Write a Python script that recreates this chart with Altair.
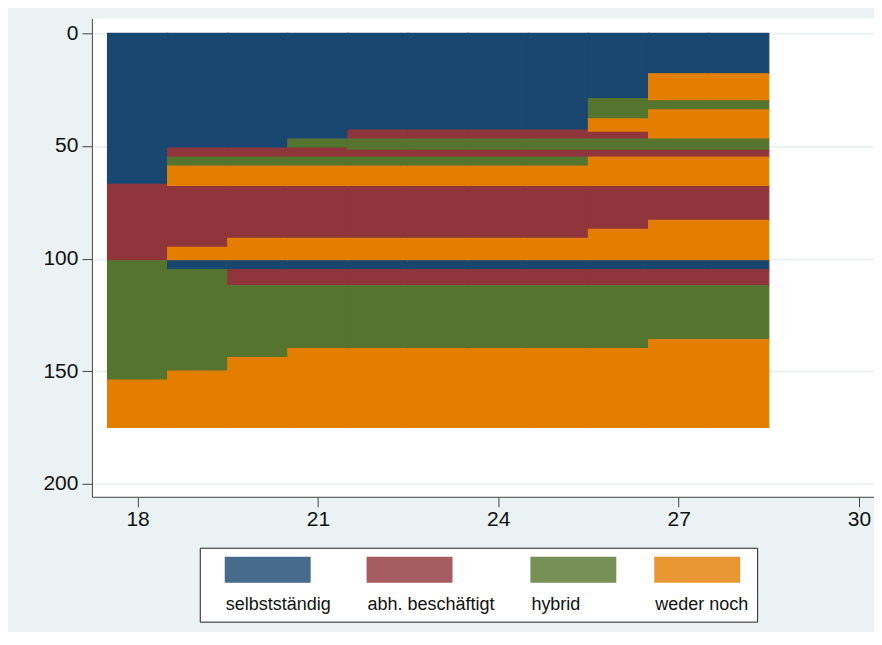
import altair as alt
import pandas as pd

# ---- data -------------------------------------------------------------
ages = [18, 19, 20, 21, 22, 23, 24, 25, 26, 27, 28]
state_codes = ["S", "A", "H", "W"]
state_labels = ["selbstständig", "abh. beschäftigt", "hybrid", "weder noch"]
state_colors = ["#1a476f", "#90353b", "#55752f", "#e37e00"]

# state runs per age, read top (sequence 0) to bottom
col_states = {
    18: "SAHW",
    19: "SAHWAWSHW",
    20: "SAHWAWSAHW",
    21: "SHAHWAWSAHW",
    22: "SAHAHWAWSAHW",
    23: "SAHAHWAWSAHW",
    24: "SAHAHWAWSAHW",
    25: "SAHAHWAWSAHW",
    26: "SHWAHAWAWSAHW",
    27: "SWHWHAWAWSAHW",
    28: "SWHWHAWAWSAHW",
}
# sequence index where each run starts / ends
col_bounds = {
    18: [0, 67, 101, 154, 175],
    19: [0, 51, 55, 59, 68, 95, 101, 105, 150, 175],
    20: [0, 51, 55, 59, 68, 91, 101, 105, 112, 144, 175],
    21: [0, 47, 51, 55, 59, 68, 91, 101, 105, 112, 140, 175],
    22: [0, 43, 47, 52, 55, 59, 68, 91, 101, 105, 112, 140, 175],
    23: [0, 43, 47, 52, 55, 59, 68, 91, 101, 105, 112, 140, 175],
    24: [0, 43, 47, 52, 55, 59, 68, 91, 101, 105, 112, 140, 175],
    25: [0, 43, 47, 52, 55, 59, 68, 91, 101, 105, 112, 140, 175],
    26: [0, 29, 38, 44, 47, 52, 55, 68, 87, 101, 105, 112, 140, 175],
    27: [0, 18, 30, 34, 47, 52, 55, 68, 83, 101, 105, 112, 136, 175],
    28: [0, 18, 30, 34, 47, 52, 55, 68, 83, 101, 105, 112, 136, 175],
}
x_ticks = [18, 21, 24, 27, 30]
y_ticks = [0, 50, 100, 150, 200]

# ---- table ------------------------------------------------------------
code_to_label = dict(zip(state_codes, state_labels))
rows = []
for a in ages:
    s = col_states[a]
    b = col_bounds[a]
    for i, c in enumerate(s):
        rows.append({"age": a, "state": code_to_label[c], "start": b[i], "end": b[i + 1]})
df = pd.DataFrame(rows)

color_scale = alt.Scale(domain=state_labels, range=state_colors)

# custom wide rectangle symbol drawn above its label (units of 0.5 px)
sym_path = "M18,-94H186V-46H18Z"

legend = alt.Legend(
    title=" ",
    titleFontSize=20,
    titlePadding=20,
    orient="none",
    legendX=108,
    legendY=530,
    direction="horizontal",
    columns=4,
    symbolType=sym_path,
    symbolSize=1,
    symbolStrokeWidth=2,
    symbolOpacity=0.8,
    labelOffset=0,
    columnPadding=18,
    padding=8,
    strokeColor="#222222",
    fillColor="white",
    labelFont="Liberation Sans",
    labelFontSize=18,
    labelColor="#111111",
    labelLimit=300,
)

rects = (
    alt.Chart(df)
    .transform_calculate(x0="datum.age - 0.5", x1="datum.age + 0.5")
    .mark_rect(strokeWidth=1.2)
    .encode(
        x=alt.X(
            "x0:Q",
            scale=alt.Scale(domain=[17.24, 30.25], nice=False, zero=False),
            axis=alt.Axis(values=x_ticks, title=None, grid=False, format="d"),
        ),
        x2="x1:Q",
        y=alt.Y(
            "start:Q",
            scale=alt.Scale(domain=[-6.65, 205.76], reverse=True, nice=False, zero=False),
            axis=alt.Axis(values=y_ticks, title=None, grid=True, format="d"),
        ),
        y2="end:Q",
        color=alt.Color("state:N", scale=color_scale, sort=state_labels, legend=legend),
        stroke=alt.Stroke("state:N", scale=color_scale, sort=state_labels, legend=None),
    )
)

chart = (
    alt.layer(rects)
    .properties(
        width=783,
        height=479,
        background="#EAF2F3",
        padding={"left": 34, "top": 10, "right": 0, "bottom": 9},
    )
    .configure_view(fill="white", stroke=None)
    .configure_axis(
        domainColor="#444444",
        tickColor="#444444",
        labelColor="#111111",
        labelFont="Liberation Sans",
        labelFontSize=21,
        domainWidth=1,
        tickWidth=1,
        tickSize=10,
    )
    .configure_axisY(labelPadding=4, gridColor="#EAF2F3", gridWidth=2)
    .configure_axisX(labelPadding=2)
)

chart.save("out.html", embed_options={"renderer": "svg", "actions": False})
^^^^^^^^^^^^^^^^
*Task brief*
All the lines above are to be given again exactly as they read, with the pictures removed.

*Result of the task*
Write a Python script that recreates this chart with Altair.
import altair as alt
import pandas as pd

# ---- data -------------------------------------------------------------
ages = [18, 19, 20, 21, 22, 23, 24, 25, 26, 27, 28]
state_codes = ["S", "A", "H", "W"]
state_labels = ["selbstständig", "abh. beschäftigt", "hybrid", "weder noch"]
state_colors = ["#1a476f", "#90353b", "#55752f", "#e37e00"]

# state runs per age, read top (sequence 0) to bottom
col_states = {
    18: "SAHW",
    19: "SAHWAWSHW",
    20: "SAHWAWSAHW",
    21: "SHAHWAWSAHW",
    22: "SAHAHWAWSAHW",
    23: "SAHAHWAWSAHW",
    24: "SAHAHWAWSAHW",
    25: "SAHAHWAWSAHW",
    26: "SHWAHAWAWSAHW",
    27: "SWHWHAWAWSAHW",
    28: "SWHWHAWAWSAHW",
}
# sequence index where each run starts / ends
col_bounds = {
    18: [0, 67, 101, 154, 175],
    19: [0, 51, 55, 59, 68, 95, 101, 105, 150, 175],
    20: [0, 51, 55, 59, 68, 91, 101, 105, 112, 144, 175],
    21: [0, 47, 51, 55, 59, 68, 91, 101, 105, 112, 140, 175],
    22: [0, 43, 47, 52, 55, 59, 68, 91, 101, 105, 112, 140, 175],
    23: [0, 43, 47, 52, 55, 59, 68, 91, 101, 105, 112, 140, 175],
    24: [0, 43, 47, 52, 55, 59, 68, 91, 101, 105, 112, 140, 175],
    25: [0, 43, 47, 52, 55, 59, 68, 91, 101, 105, 112, 140, 175],
    26: [0, 29, 38, 44, 47, 52, 55, 68, 87, 101, 105, 112, 140, 175],
    27: [0, 18, 30, 34, 47, 52, 55, 68, 83, 101, 105, 112, 136, 175],
    28: [0, 18, 30, 34, 47, 52, 55, 68, 83, 101, 105, 112, 136, 175],
}
x_ticks = [18, 21, 24, 27, 30]
y_ticks = [0, 50, 100, 150, 200]

# ---- table ------------------------------------------------------------
code_to_label = dict(zip(state_codes, state_labels))
rows = []
for a in ages:
    s = col_states[a]
    b = col_bounds[a]
    for i, c in enumerate(s):
        rows.append({"age": a, "state": code_to_label[c], "start": b[i], "end": b[i + 1]})
df = pd.DataFrame(rows)

color_scale = alt.Scale(domain=state_labels, range=state_colors)

# custom wide rectangle symbol drawn above its label (units of 0.5 px)
sym_path = "M18,-94H186V-46H18Z"

legend = alt.Legend(
    title=" ",
    titleFontSize=20,
    titlePadding=20,
    orient="none",
    legendX=108,
    legendY=530,
    direction="horizontal",
    columns=4,
    symbolType=sym_path,
    symbolSize=1,
    symbolStrokeWidth=2,
    symbolOpacity=0.8,
    labelOffset=0,
    columnPadding=18,
    padding=8,
    strokeColor="#222222",
    fillColor="white",
    labelFont="Liberation Sans",
    labelFontSize=18,
    labelColor="#111111",
    labelLimit=300,
)

rects = (
    alt.Chart(df)
    .transform_calculate(x0="datum.age - 0.5", x1="datum.age + 0.5")
    .mark_rect(strokeWidth=1.2)
    .encode(
        x=alt.X(
            "x0:Q",
            scale=alt.Scale(domain=[17.24, 30.25], nice=False, zero=False),
            axis=alt.Axis(values=x_ticks, title=None, grid=False, format="d"),
        ),
        x2="x1:Q",
        y=alt.Y(
            "start:Q",
            scale=alt.Scale(domain=[-6.65, 205.76], reverse=True, nice=False, zero=False),
            axis=alt.Axis(values=y_ticks, title=None, grid=True, format="d"),
        ),
        y2="end:Q",
        color=alt.Color("state:N", scale=color_scale, sort=state_labels, legend=legend),
        stroke=alt.Stroke("state:N", scale=color_scale, sort=state_labels, legend=None),
    )
)

chart = (
    alt.layer(rects)
    .properties(
        width=783,
        height=479,
        background="#EAF2F3",
        padding={"left": 34, "top": 10, "right": 0, "bottom": 9},
    )
    .configure_view(fill="white", stroke=None)
    .configure_axis(
        domainColor="#444444",
        tickColor="#444444",
        labelColor="#111111",
        labelFont="Liberation Sans",
        labelFontSize=21,
        domainWidth=1,
        tickWidth=1,
        tickSize=10,
    )
    .configure_axisY(labelPadding=4, gridColor="#EAF2F3", gridWidth=2)
    .configure_axisX(labelPadding=2)
)

chart.save("out.html", embed_options={"renderer": "svg", "actions": False})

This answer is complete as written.